- **Given material**
----

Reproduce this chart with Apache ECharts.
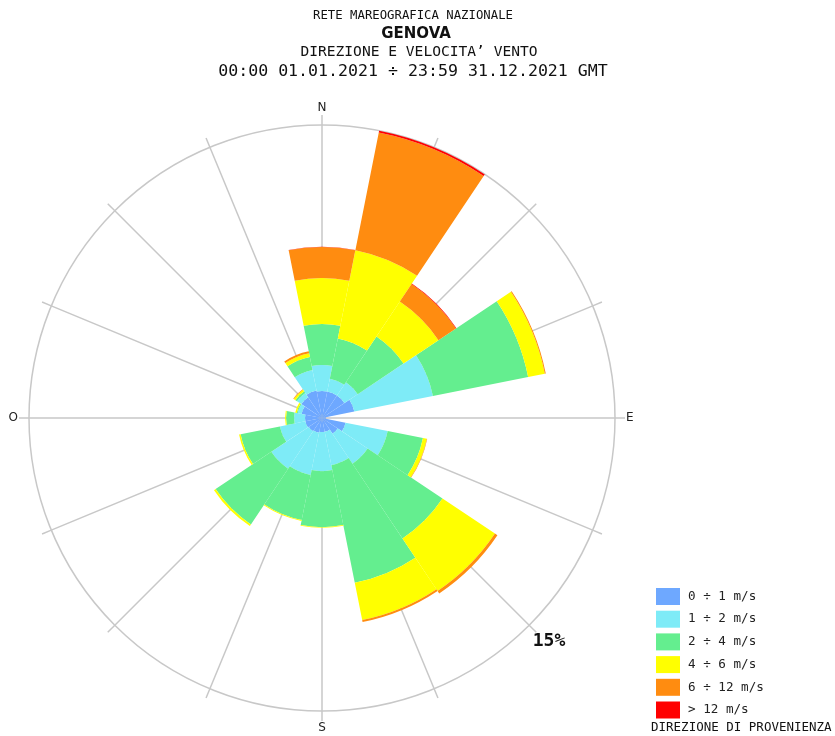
<!DOCTYPE html>
<html>
<head>
<meta charset="utf-8">
<script src="https://cdn.jsdelivr.net/npm/echarts@6/dist/echarts.min.js"></script>
<style>
  html, body { margin: 0; padding: 0; background: #fff; }
  #chart { width: 835px; height: 736px; }
</style>
</head>
<body>
<div id="chart"></div>
<script>
// direzioni di provenienza (16 settori)
const directions = ['N', 'NNE', 'NE', 'ENE', 'E', 'ESE', 'SE', 'SSE', 'S', 'SSW', 'SW', 'WSW', 'W', 'WNW', 'NW', 'NNW']

// frequenze % per classe di velocita'
const speed0_1 = [1.38, 1.38, 1.38, 1.69, 0.20, 1.23, 0.97, 0.72, 0.72, 0.77, 0.82, 0.87, 0.87, 1.07, 1.28, 1.43]
const speed1_2 = [1.33, 0.67, 0.82, 4.10, 0.00, 2.20, 1.84, 1.74, 2.00, 2.20, 2.30, 1.33, 0.56, 0.20, 0.26, 1.08]
const speed2_4 = [2.10, 2.10, 2.82, 4.97, 0.00, 1.84, 4.61, 6.14, 2.87, 2.35, 3.43, 2.05, 0.41, 0.05, 0.10, 0.67]
const speed4_6 = [2.35, 4.61, 2.15, 0.87, 0.00, 0.20, 3.23, 1.95, 0.03, 0.05, 0.10, 0.08, 0.05, 0.08, 0.10, 0.20]
const speed6_12 = [1.59, 6.14, 1.08, 0.05, 0.00, 0.02, 0.15, 0.10, 0.00, 0.00, 0.00, 0.00, 0.00, 0.00, 0.03, 0.10]
const speed12 = [0.02, 0.12, 0.03, 0.00, 0.00, 0.00, 0.00, 0.00, 0.00, 0.00, 0.00, 0.00, 0.00, 0.00, 0.00, 0.00]

const classNames = ['0 ÷ 1 m/s', '1 ÷ 2 m/s', '2 ÷ 4 m/s', '4 ÷ 6 m/s', '6 ÷ 12 m/s', '> 12 m/s']
const classColors = ['#6ea8ff', '#7eebf7', '#64ee8f', '#ffff00', '#ff8c10', '#ff0000']
const classData = [speed0_1, speed1_2, speed2_4, speed4_6, speed6_12, speed12]

const compassLabels = { 0: 'N', 90: 'E', 180: 'S', 270: 'O' }
const maxPercent = 15

const mono = '"DejaVu Sans Mono", monospace'

const series = classNames.map(function (name, i) {
  return {
    name: name,
    type: 'bar',
    coordinateSystem: 'polar',
    polarIndex: 0,
    stack: 'vento',
    barCategoryGap: '0%',
    itemStyle: { color: classColors[i] },
    silent: true,
    data: classData[i]
  }
})

const option = {
  animation: false,
  backgroundColor: '#fff',
  polar: [
    { center: [322, 418], radius: 293 },
    { center: [322, 418], radius: 293 }
  ],
  angleAxis: [
    {
      polarIndex: 0,
      type: 'category',
      data: directions,
      startAngle: 90 + 11.25,
      clockwise: true,
      axisLine: { show: false },
      axisTick: { show: false },
      axisLabel: { show: false },
      splitLine: { show: false }
    },
    {
      polarIndex: 1,
      type: 'value',
      min: 0,
      max: 360,
      interval: 22.5,
      startAngle: 90,
      clockwise: true,
      z: 0,
      axisLine: { show: true, lineStyle: { color: '#c8c8c8', width: 1.5 } },
      axisTick: { show: true, length: 10, lineStyle: { color: '#c8c8c8', width: 1.5 } },
      splitLine: { show: true, lineStyle: { color: '#c8c8c8', width: 1.5 } },
      axisLabel: {
        margin: 11,
        color: '#222',
        fontFamily: 'DejaVu Sans',
        fontSize: 12,
        formatter: function (v) { return compassLabels[v] || '' }
      }
    }
  ],
  radiusAxis: [
    { polarIndex: 0, type: 'value', min: 0, max: maxPercent, show: false },
    { polarIndex: 1, type: 'value', min: 0, max: maxPercent, show: false }
  ],
  legend: {
    data: classNames.map(function (n) { return { name: n, icon: 'rect' } }),
    orient: 'vertical',
    left: 651,
    top: 583,
    itemWidth: 24,
    itemHeight: 17,
    itemGap: 5.7,
    selectedMode: false,
    textStyle: { fontFamily: mono, fontSize: 12.6, color: '#222', padding: [0, 0, 0, 3] }
  },
  graphic: [
    { type: 'text', style: { text: 'RETE MAREOGRAFICA NAZIONALE', x: 413, y: 16, textAlign: 'center', textVerticalAlign: 'middle', font: '12.3px ' + mono, fill: '#111' } },
    { type: 'text', style: { text: 'GENOVA', x: 416, y: 34, textAlign: 'center', textVerticalAlign: 'middle', font: 'bold 15px "DejaVu Sans"', fill: '#111' } },
    { type: 'text', style: { text: 'DIREZIONE E VELOCITA\u2019 VENTO', x: 419, y: 52, textAlign: 'center', textVerticalAlign: 'middle', font: '14.6px ' + mono, fill: '#111' } },
    { type: 'text', style: { text: '00:00 01.01.2021 ÷ 23:59 31.12.2021 GMT', x: 413, y: 72, textAlign: 'center', textVerticalAlign: 'middle', font: '16.6px ' + mono, fill: '#111' } },
    { type: 'text', style: { text: maxPercent + '%', x: 549, y: 641, textAlign: 'center', textVerticalAlign: 'middle', font: 'bold 18px ' + mono, fill: '#111' } },
    { type: 'text', style: { text: 'DIREZIONE DI PROVENIENZA', x: 651, y: 728, textAlign: 'left', textVerticalAlign: 'middle', font: '12.5px ' + mono, fill: '#111' } }
  ],
  series: series
}

const myChart = echarts.init(document.getElementById('chart'))
myChart.setOption(option)
</script>
</body>
</html>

----

- **Set exercise**
Output an exact copy of the material, with the pictures removed.

- **Full output**
Reproduce this chart with Apache ECharts.
<!DOCTYPE html>
<html>
<head>
<meta charset="utf-8">
<script src="https://cdn.jsdelivr.net/npm/echarts@6/dist/echarts.min.js"></script>
<style>
  html, body { margin: 0; padding: 0; background: #fff; }
  #chart { width: 835px; height: 736px; }
</style>
</head>
<body>
<div id="chart"></div>
<script>
// direzioni di provenienza (16 settori)
const directions = ['N', 'NNE', 'NE', 'ENE', 'E', 'ESE', 'SE', 'SSE', 'S', 'SSW', 'SW', 'WSW', 'W', 'WNW', 'NW', 'NNW']

// frequenze % per classe di velocita'
const speed0_1 = [1.38, 1.38, 1.38, 1.69, 0.20, 1.23, 0.97, 0.72, 0.72, 0.77, 0.82, 0.87, 0.87, 1.07, 1.28, 1.43]
const speed1_2 = [1.33, 0.67, 0.82, 4.10, 0.00, 2.20, 1.84, 1.74, 2.00, 2.20, 2.30, 1.33, 0.56, 0.20, 0.26, 1.08]
const speed2_4 = [2.10, 2.10, 2.82, 4.97, 0.00, 1.84, 4.61, 6.14, 2.87, 2.35, 3.43, 2.05, 0.41, 0.05, 0.10, 0.67]
const speed4_6 = [2.35, 4.61, 2.15, 0.87, 0.00, 0.20, 3.23, 1.95, 0.03, 0.05, 0.10, 0.08, 0.05, 0.08, 0.10, 0.20]
const speed6_12 = [1.59, 6.14, 1.08, 0.05, 0.00, 0.02, 0.15, 0.10, 0.00, 0.00, 0.00, 0.00, 0.00, 0.00, 0.03, 0.10]
const speed12 = [0.02, 0.12, 0.03, 0.00, 0.00, 0.00, 0.00, 0.00, 0.00, 0.00, 0.00, 0.00, 0.00, 0.00, 0.00, 0.00]

const classNames = ['0 ÷ 1 m/s', '1 ÷ 2 m/s', '2 ÷ 4 m/s', '4 ÷ 6 m/s', '6 ÷ 12 m/s', '> 12 m/s']
const classColors = ['#6ea8ff', '#7eebf7', '#64ee8f', '#ffff00', '#ff8c10', '#ff0000']
const classData = [speed0_1, speed1_2, speed2_4, speed4_6, speed6_12, speed12]

const compassLabels = { 0: 'N', 90: 'E', 180: 'S', 270: 'O' }
const maxPercent = 15

const mono = '"DejaVu Sans Mono", monospace'

const series = classNames.map(function (name, i) {
  return {
    name: name,
    type: 'bar',
    coordinateSystem: 'polar',
    polarIndex: 0,
    stack: 'vento',
    barCategoryGap: '0%',
    itemStyle: { color: classColors[i] },
    silent: true,
    data: classData[i]
  }
})

const option = {
  animation: false,
  backgroundColor: '#fff',
  polar: [
    { center: [322, 418], radius: 293 },
    { center: [322, 418], radius: 293 }
  ],
  angleAxis: [
    {
      polarIndex: 0,
      type: 'category',
      data: directions,
      startAngle: 90 + 11.25,
      clockwise: true,
      axisLine: { show: false },
      axisTick: { show: false },
      axisLabel: { show: false },
      splitLine: { show: false }
    },
    {
      polarIndex: 1,
      type: 'value',
      min: 0,
      max: 360,
      interval: 22.5,
      startAngle: 90,
      clockwise: true,
      z: 0,
      axisLine: { show: true, lineStyle: { color: '#c8c8c8', width: 1.5 } },
      axisTick: { show: true, length: 10, lineStyle: { color: '#c8c8c8', width: 1.5 } },
      splitLine: { show: true, lineStyle: { color: '#c8c8c8', width: 1.5 } },
      axisLabel: {
        margin: 11,
        color: '#222',
        fontFamily: 'DejaVu Sans',
        fontSize: 12,
        formatter: function (v) { return compassLabels[v] || '' }
      }
    }
  ],
  radiusAxis: [
    { polarIndex: 0, type: 'value', min: 0, max: maxPercent, show: false },
    { polarIndex: 1, type: 'value', min: 0, max: maxPercent, show: false }
  ],
  legend: {
    data: classNames.map(function (n) { return { name: n, icon: 'rect' } }),
    orient: 'vertical',
    left: 651,
    top: 583,
    itemWidth: 24,
    itemHeight: 17,
    itemGap: 5.7,
    selectedMode: false,
    textStyle: { fontFamily: mono, fontSize: 12.6, color: '#222', padding: [0, 0, 0, 3] }
  },
  graphic: [
    { type: 'text', style: { text: 'RETE MAREOGRAFICA NAZIONALE', x: 413, y: 16, textAlign: 'center', textVerticalAlign: 'middle', font: '12.3px ' + mono, fill: '#111' } },
    { type: 'text', style: { text: 'GENOVA', x: 416, y: 34, textAlign: 'center', textVerticalAlign: 'middle', font: 'bold 15px "DejaVu Sans"', fill: '#111' } },
    { type: 'text', style: { text: 'DIREZIONE E VELOCITA\u2019 VENTO', x: 419, y: 52, textAlign: 'center', textVerticalAlign: 'middle', font: '14.6px ' + mono, fill: '#111' } },
    { type: 'text', style: { text: '00:00 01.01.2021 ÷ 23:59 31.12.2021 GMT', x: 413, y: 72, textAlign: 'center', textVerticalAlign: 'middle', font: '16.6px ' + mono, fill: '#111' } },
    { type: 'text', style: { text: maxPercent + '%', x: 549, y: 641, textAlign: 'center', textVerticalAlign: 'middle', font: 'bold 18px ' + mono, fill: '#111' } },
    { type: 'text', style: { text: 'DIREZIONE DI PROVENIENZA', x: 651, y: 728, textAlign: 'left', textVerticalAlign: 'middle', font: '12.5px ' + mono, fill: '#111' } }
  ],
  series: series
}

const myChart = echarts.init(document.getElementById('chart'))
myChart.setOption(option)
</script>
</body>
</html>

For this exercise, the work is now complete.